__Task to complete__.
Pictures in the data below are not part of the copy; transcribe everything else exactly.

__Data excerpt__.
....

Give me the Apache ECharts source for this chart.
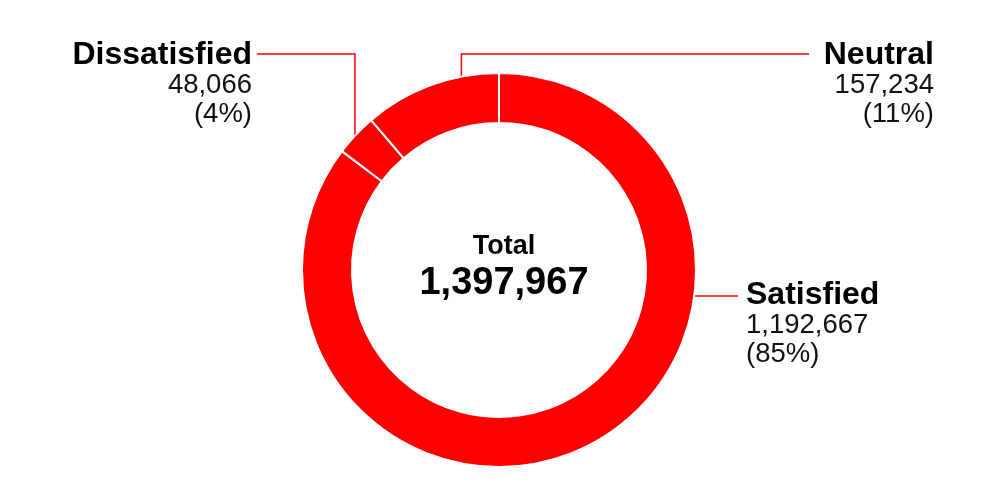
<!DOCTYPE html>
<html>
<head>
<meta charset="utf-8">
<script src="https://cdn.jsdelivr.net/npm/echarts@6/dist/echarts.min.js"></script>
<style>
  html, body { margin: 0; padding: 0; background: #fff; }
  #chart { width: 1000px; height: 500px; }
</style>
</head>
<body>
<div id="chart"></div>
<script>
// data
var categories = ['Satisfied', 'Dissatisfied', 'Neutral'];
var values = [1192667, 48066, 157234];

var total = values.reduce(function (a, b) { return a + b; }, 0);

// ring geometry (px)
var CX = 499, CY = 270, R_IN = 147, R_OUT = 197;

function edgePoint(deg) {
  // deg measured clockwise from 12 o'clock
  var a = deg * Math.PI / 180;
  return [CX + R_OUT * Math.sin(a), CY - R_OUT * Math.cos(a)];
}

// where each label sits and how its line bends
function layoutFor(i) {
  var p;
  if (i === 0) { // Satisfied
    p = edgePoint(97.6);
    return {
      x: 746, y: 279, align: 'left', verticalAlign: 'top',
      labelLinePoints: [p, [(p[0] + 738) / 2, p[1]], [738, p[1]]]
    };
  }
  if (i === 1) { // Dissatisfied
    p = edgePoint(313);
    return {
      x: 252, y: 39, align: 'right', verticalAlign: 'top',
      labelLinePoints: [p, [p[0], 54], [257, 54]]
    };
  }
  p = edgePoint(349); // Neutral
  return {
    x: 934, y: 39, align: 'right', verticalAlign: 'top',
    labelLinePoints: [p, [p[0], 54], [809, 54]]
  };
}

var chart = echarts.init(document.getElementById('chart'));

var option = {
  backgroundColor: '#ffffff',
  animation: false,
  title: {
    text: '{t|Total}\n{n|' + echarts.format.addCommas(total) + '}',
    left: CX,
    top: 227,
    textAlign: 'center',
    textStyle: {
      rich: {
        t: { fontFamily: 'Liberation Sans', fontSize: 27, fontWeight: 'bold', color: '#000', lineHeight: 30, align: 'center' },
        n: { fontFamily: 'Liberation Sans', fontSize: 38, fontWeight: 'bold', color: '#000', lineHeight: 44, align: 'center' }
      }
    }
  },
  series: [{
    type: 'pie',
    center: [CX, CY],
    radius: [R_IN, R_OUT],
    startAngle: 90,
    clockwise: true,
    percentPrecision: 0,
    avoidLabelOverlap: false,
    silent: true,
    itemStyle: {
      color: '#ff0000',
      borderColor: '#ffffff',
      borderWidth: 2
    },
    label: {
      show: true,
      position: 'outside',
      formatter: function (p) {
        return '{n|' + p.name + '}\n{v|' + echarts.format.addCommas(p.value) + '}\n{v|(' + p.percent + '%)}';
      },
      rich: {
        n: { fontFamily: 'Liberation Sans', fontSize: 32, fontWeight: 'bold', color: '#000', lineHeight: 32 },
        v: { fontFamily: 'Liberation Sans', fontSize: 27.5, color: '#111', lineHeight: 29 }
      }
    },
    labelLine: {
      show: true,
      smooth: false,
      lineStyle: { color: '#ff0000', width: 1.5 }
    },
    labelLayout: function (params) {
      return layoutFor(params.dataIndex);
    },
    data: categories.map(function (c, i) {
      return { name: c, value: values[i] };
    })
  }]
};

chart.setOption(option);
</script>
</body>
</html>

....

__Full answer__.
Give me the Apache ECharts source for this chart.
<!DOCTYPE html>
<html>
<head>
<meta charset="utf-8">
<script src="https://cdn.jsdelivr.net/npm/echarts@6/dist/echarts.min.js"></script>
<style>
  html, body { margin: 0; padding: 0; background: #fff; }
  #chart { width: 1000px; height: 500px; }
</style>
</head>
<body>
<div id="chart"></div>
<script>
// data
var categories = ['Satisfied', 'Dissatisfied', 'Neutral'];
var values = [1192667, 48066, 157234];

var total = values.reduce(function (a, b) { return a + b; }, 0);

// ring geometry (px)
var CX = 499, CY = 270, R_IN = 147, R_OUT = 197;

function edgePoint(deg) {
  // deg measured clockwise from 12 o'clock
  var a = deg * Math.PI / 180;
  return [CX + R_OUT * Math.sin(a), CY - R_OUT * Math.cos(a)];
}

// where each label sits and how its line bends
function layoutFor(i) {
  var p;
  if (i === 0) { // Satisfied
    p = edgePoint(97.6);
    return {
      x: 746, y: 279, align: 'left', verticalAlign: 'top',
      labelLinePoints: [p, [(p[0] + 738) / 2, p[1]], [738, p[1]]]
    };
  }
  if (i === 1) { // Dissatisfied
    p = edgePoint(313);
    return {
      x: 252, y: 39, align: 'right', verticalAlign: 'top',
      labelLinePoints: [p, [p[0], 54], [257, 54]]
    };
  }
  p = edgePoint(349); // Neutral
  return {
    x: 934, y: 39, align: 'right', verticalAlign: 'top',
    labelLinePoints: [p, [p[0], 54], [809, 54]]
  };
}

var chart = echarts.init(document.getElementById('chart'));

var option = {
  backgroundColor: '#ffffff',
  animation: false,
  title: {
    text: '{t|Total}\n{n|' + echarts.format.addCommas(total) + '}',
    left: CX,
    top: 227,
    textAlign: 'center',
    textStyle: {
      rich: {
        t: { fontFamily: 'Liberation Sans', fontSize: 27, fontWeight: 'bold', color: '#000', lineHeight: 30, align: 'center' },
        n: { fontFamily: 'Liberation Sans', fontSize: 38, fontWeight: 'bold', color: '#000', lineHeight: 44, align: 'center' }
      }
    }
  },
  series: [{
    type: 'pie',
    center: [CX, CY],
    radius: [R_IN, R_OUT],
    startAngle: 90,
    clockwise: true,
    percentPrecision: 0,
    avoidLabelOverlap: false,
    silent: true,
    itemStyle: {
      color: '#ff0000',
      borderColor: '#ffffff',
      borderWidth: 2
    },
    label: {
      show: true,
      position: 'outside',
      formatter: function (p) {
        return '{n|' + p.name + '}\n{v|' + echarts.format.addCommas(p.value) + '}\n{v|(' + p.percent + '%)}';
      },
      rich: {
        n: { fontFamily: 'Liberation Sans', fontSize: 32, fontWeight: 'bold', color: '#000', lineHeight: 32 },
        v: { fontFamily: 'Liberation Sans', fontSize: 27.5, color: '#111', lineHeight: 29 }
      }
    },
    labelLine: {
      show: true,
      smooth: false,
      lineStyle: { color: '#ff0000', width: 1.5 }
    },
    labelLayout: function (params) {
      return layoutFor(params.dataIndex);
    },
    data: categories.map(function (c, i) {
      return { name: c, value: values[i] };
    })
  }]
};

chart.setOption(option);
</script>
</body>
</html>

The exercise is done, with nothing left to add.